◆ WHAT TO WORK ON ◆
Up to and including the line with "var FONT = 'DejaVu Sans';", write out the listing from its first line, minus the pictures.

◆ SOURCE DATA ◆

☆ ☆ ☆ ☆

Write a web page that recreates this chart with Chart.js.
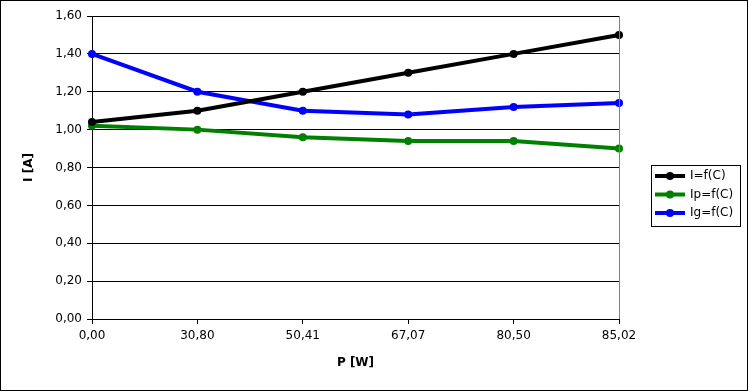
<!DOCTYPE html>
<html>
<head>
<meta charset="utf-8">
<script src="https://cdn.jsdelivr.net/npm/chart.js@4/dist/chart.umd.min.js"></script>
<style>
  html, body { margin: 0; padding: 0; background: #fff; }
  canvas { display: block; }
</style>
</head>
<body>
<canvas id="chart" width="748" height="391"></canvas>
<script>
// dane
var labelsP = ['0,00', '30,80', '50,41', '67,07', '80,50', '85,02'];
var valuesI = [1.04, 1.10, 1.20, 1.30, 1.40, 1.50];
var valuesIp = [1.02, 1.00, 0.96, 0.94, 0.94, 0.90];
var valuesIg = [1.40, 1.20, 1.10, 1.08, 1.12, 1.14];
var seriesNames = ['I=f(C)', 'Ip=f(C)', 'Ig=f(C)'];
var seriesColors = ['#000000', '#008000', '#0000ff'];

var FONT = 'DejaVu Sans';

function makeSet(name, data, color) {
  return {
    label: name,
    data: data,
    borderColor: color,
    backgroundColor: color,
    borderWidth: 4,
    pointRadius: 4,
    pointHoverRadius: 4,
    pointBorderWidth: 0,
    tension: 0,
    fill: false
  };
}

// ramka, prawa krawędź i legenda
var framePlugin = {
  id: 'frame',
  afterDraw: function (chart) {
    var ctx = chart.ctx;
    var a = chart.chartArea;
    ctx.save();
    ctx.strokeStyle = '#808080';
    ctx.lineWidth = 1;
    ctx.beginPath();
    ctx.moveTo(Math.round(a.right) + 0.5, a.top);
    ctx.lineTo(Math.round(a.right) + 0.5, a.bottom);
    ctx.stroke();

    ctx.strokeStyle = '#000';
    ctx.strokeRect(0.5, 0.5, chart.width - 1, chart.height - 1);

    // legenda
    var lx = 651, ly = 165, lw = 89, lh = 61;
    ctx.strokeRect(lx + 0.5, ly + 0.5, lw, lh);
    ctx.font = '12px "' + FONT + '"';
    ctx.textBaseline = 'middle';
    chart.data.datasets.forEach(function (ds, i) {
      var y = ly + 11 + i * 18.5;
      ctx.strokeStyle = ds.borderColor;
      ctx.fillStyle = ds.borderColor;
      ctx.lineWidth = 4;
      ctx.beginPath();
      ctx.moveTo(655, y);
      ctx.lineTo(685, y);
      ctx.stroke();
      ctx.beginPath();
      ctx.arc(670, y, 4, 0, Math.PI * 2);
      ctx.fill();
      ctx.fillStyle = '#000';
      ctx.fillText(ds.label, 690, y);
    });
    ctx.restore();
  }
};

var ctx = document.getElementById('chart').getContext('2d');
var chart = new Chart(ctx, {
  type: 'line',
  data: {
    labels: labelsP,
    datasets: [
      makeSet(seriesNames[0], valuesI, seriesColors[0]),
      makeSet(seriesNames[1], valuesIp, seriesColors[1]),
      makeSet(seriesNames[2], valuesIg, seriesColors[2])
    ]
  },
  options: {
    responsive: false,
    animation: false,
    layout: { padding: { left: 0, top: 16, right: 129, bottom: 0 } },
    plugins: {
      legend: { display: false },
      tooltip: { enabled: false }
    },
    scales: {
      x: {
        offset: false,
        grid: {
          display: true,
          drawOnChartArea: false,
          drawTicks: true,
          tickLength: 5,
          color: '#000'
        },
        border: { display: true, color: '#000', width: 1 },
        ticks: {
          color: '#000',
          font: { family: FONT, size: 12 },
          maxRotation: 0,
          padding: 5
        },
        title: {
          display: true,
          text: 'P [W]',
          color: '#000',
          font: { family: FONT, size: 12, weight: 'bold' },
          padding: { top: 4, bottom: 21 }
        },
        afterFit: function (scale) { scale.height = 72; }
      },
      y: {
        min: 0,
        max: 1.6,
        grid: {
          color: '#000',
          drawTicks: true,
          tickLength: 5
        },
        border: { display: true, color: '#000', width: 1 },
        ticks: {
          stepSize: 0.2,
          color: '#000',
          font: { family: FONT, size: 12 },
          padding: 5,
          callback: function (v) { return v.toFixed(2).replace('.', ','); }
        },
        title: {
          display: true,
          text: 'I [A]',
          color: '#000',
          font: { family: FONT, size: 12, weight: 'bold' },
          padding: { top: 22, bottom: 4 }
        },
        afterFit: function (scale) { scale.width = 92; }
      }
    }
  },
  plugins: [framePlugin]
});
</script>
</body>
</html>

☆ ☆ ☆ ☆

◆ TASK SOLUTION ◆
Write a web page that recreates this chart with Chart.js.
<!DOCTYPE html>
<html>
<head>
<meta charset="utf-8">
<script src="https://cdn.jsdelivr.net/npm/chart.js@4/dist/chart.umd.min.js"></script>
<style>
  html, body { margin: 0; padding: 0; background: #fff; }
  canvas { display: block; }
</style>
</head>
<body>
<canvas id="chart" width="748" height="391"></canvas>
<script>
// dane
var labelsP = ['0,00', '30,80', '50,41', '67,07', '80,50', '85,02'];
var valuesI = [1.04, 1.10, 1.20, 1.30, 1.40, 1.50];
var valuesIp = [1.02, 1.00, 0.96, 0.94, 0.94, 0.90];
var valuesIg = [1.40, 1.20, 1.10, 1.08, 1.12, 1.14];
var seriesNames = ['I=f(C)', 'Ip=f(C)', 'Ig=f(C)'];
var seriesColors = ['#000000', '#008000', '#0000ff'];

var FONT = 'DejaVu Sans';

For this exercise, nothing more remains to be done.